Recent reports that Australian property is overpriced and heading for a correction have been criticised by a leading real estate commentator, who said across the country it is just Sydney which is at risk of becoming overvalued.
Louis Christopher, managing director of SQM Research, recently responded to comments by Christopher Joye – a columnist for The Australian Financial Review – that there was a heightened risk of Australian property prices declining by up to 20 per cent.
Mr Christopher said an effective measure for valuation is house prices to nominal GDP because “one can’t have a situation where house prices indefinitely rise faster than income growth”.
Mr Christopher said based on this measurement, it is just Sydney that is “going into overvalued territory”. He said if Sydney was removed from the equation “the market would now be trading at a discount to nominal GDP”.

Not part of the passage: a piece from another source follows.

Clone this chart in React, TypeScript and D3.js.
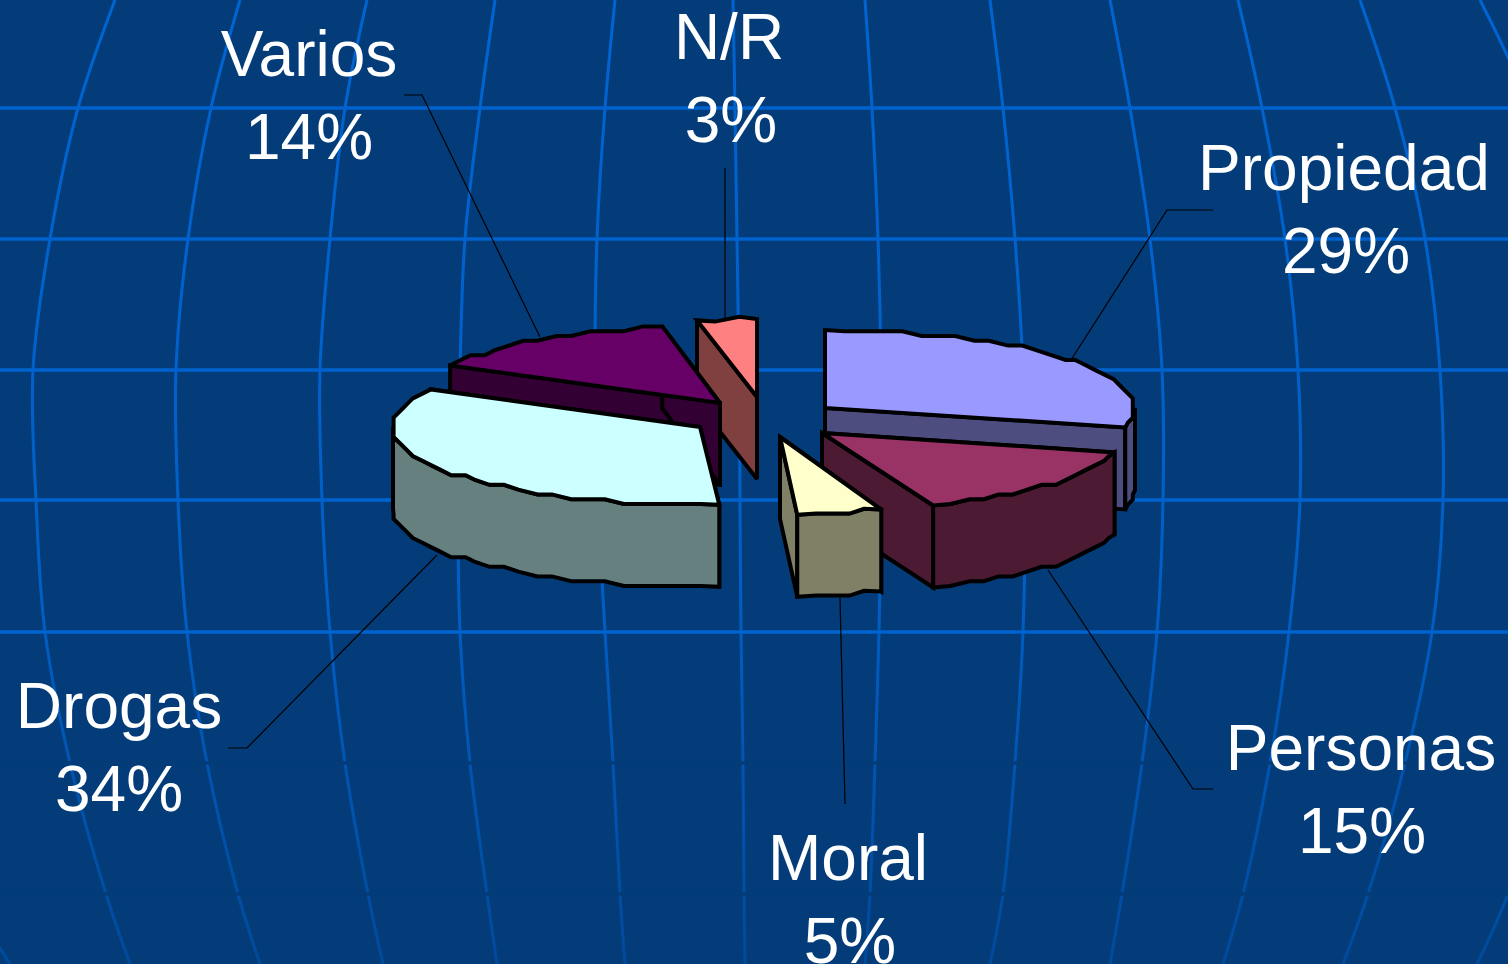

“The reason the market is not as massively overvalued as Chris Joye would have you believe becomes all too apparent [when using this measurement],” Mr Christopher said. “For an extended period in the last four years, the market underperformed compared to nominal GDP. Indeed it went through a correction between 2010 and 2012 … That allowed income levels to catch up and reduce the premium in the market.
“So no, the market is not massively overvalued. Eventually, when we get to the market peak we might be well into overvalued territory. Presuming that rates do rise early next year, as the money markets are forecasting, then I suspect this would slow the market down during 2015, thereby creating a soft landing for the housing market.
“One thing in all this is we do know the market is sensitive to interest rates, so SQM Research does expect a reaction when rates go up again. But it is very unlikely in our opinion, that one would get an across the board, large scale, 20 per cent fall in the market.
“For that to happen, we think the RBA would have to lift rates aggressively going into 2015 by at least 200 basis points in a very short space of time, and/or for unemployment to dramatically rise above 7.5 per cent. And at this time those scenarios seem very unlikely.”